Por otra parte la ciudadanía intuye que hay muchos políticos que sólo desean un puesto para aproximarse a una fuente sucia que emana dinero. Los ejemplos diarios atestiguan esta intuición.  No hacen falta nombres. Están en la mente de todos. Justificar la presencia en unas listas electorales para dedicarse a la rapiña más abominable una vez elegido, es de antemano un vómito antidemocrático.

Pero los ciudadanos no debemos rehuir nuestra responsabilidad en muchas de estas elecciones. Conocemos gobiernos autonómicos famosos por su traición a los electores, sucios de chapapote económico, y sin embargo vuelven a ser elegidos una y otra vez. Rebelarse con posterioridad contra esos mismos políticos es convertir la papeleta y la urna en una farsa.

Y sólo dos anotaciones al final de esta reflexión.

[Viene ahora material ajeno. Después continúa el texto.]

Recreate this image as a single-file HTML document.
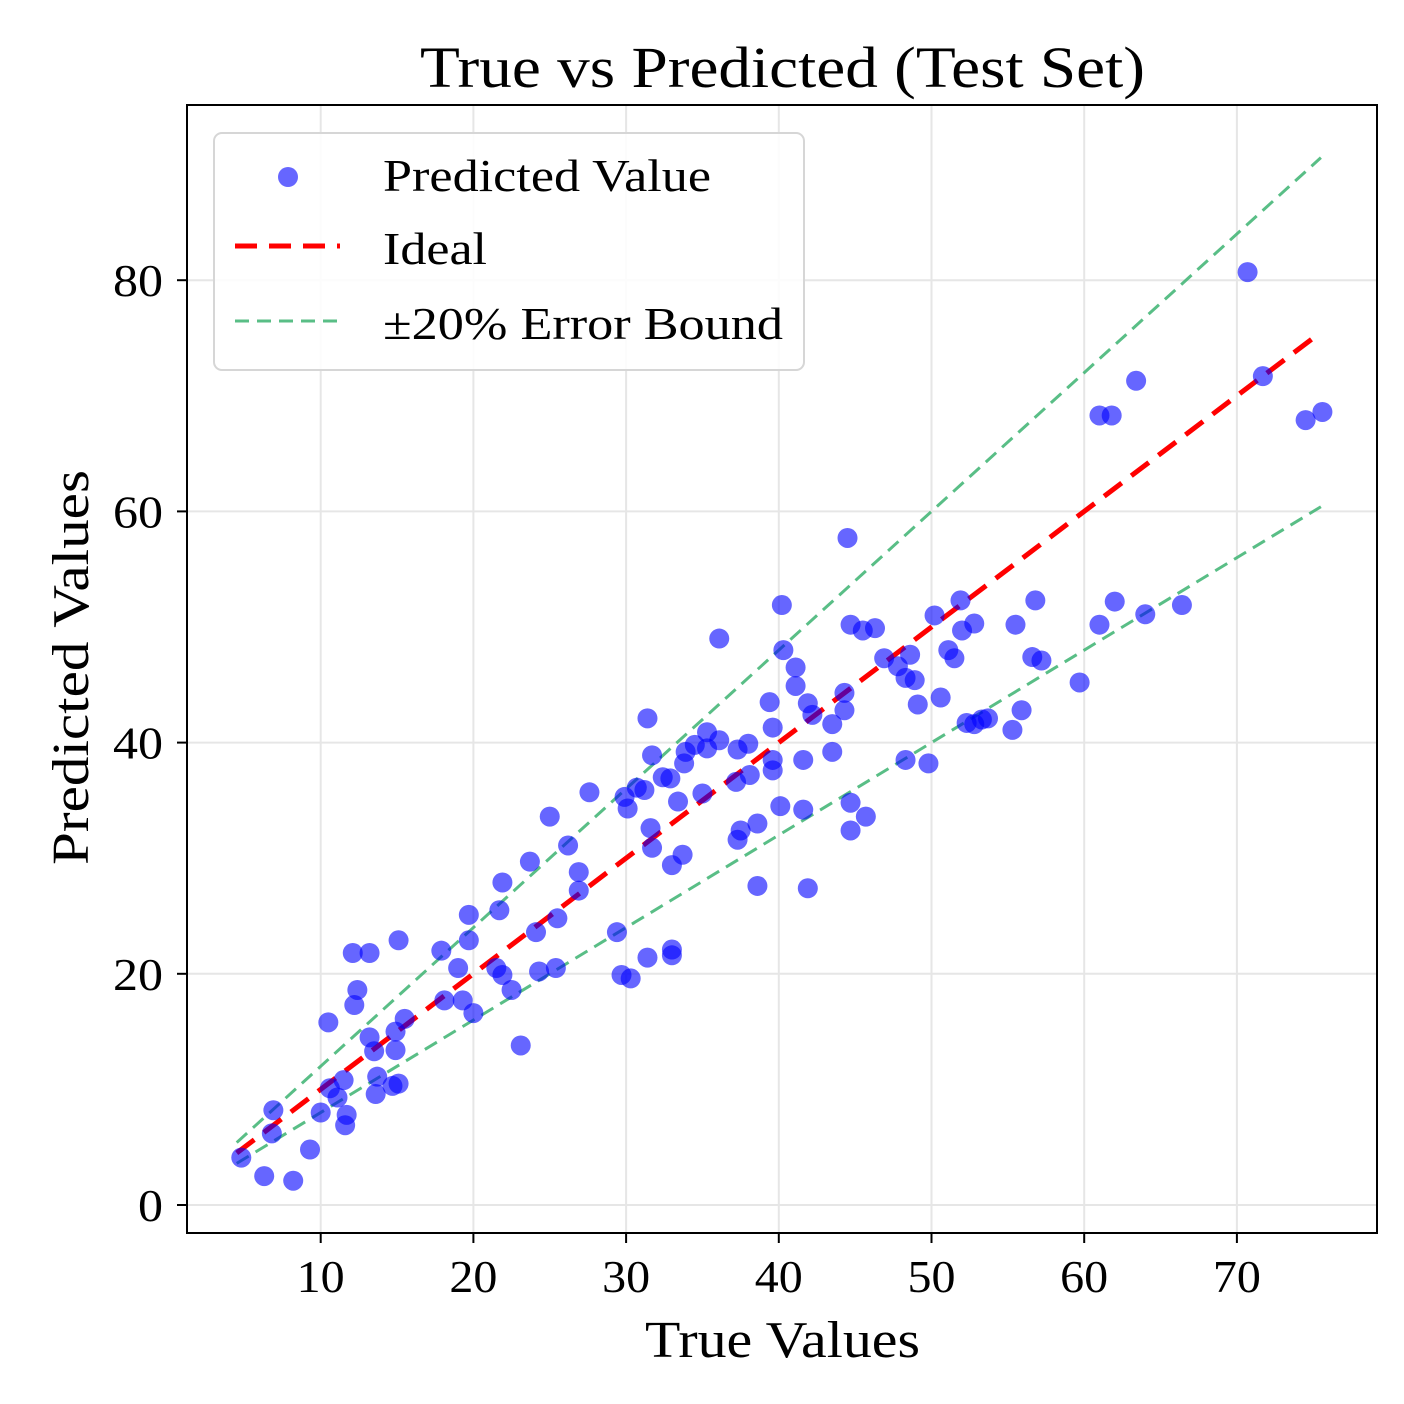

Por una parte, si los ciudadanos apostatan de su responsabilidad en el quehacer democrático, piden a gritos, aún sin pretenderlo, el regreso de una dictadura. Y por otra que deberíamos tener la honestidad de no generalizar y atribuir a la totalidad de los políticos el carácter de corruptos. Hay miles de hombres y mujeres haciendo sacrificios personales, familiares e incluso económicos para llevar adelante un país y sacarlo adelante. Ellos no merecen la inclusión en el paquete relativamente pequeño de corruptos. En realidad somos nosotros, los electores, los cómplices de una podredumbre eligiendo irreflexiblemente a políticos que han dejado la huella de su mala gestión.


La democracia no reside en las urnas cada cuatro años. Se construye día a día con la actuación responsable de cada ciudadano. No hay delegación posible. Los políticos tienen el poder. La democracia somos nosotros.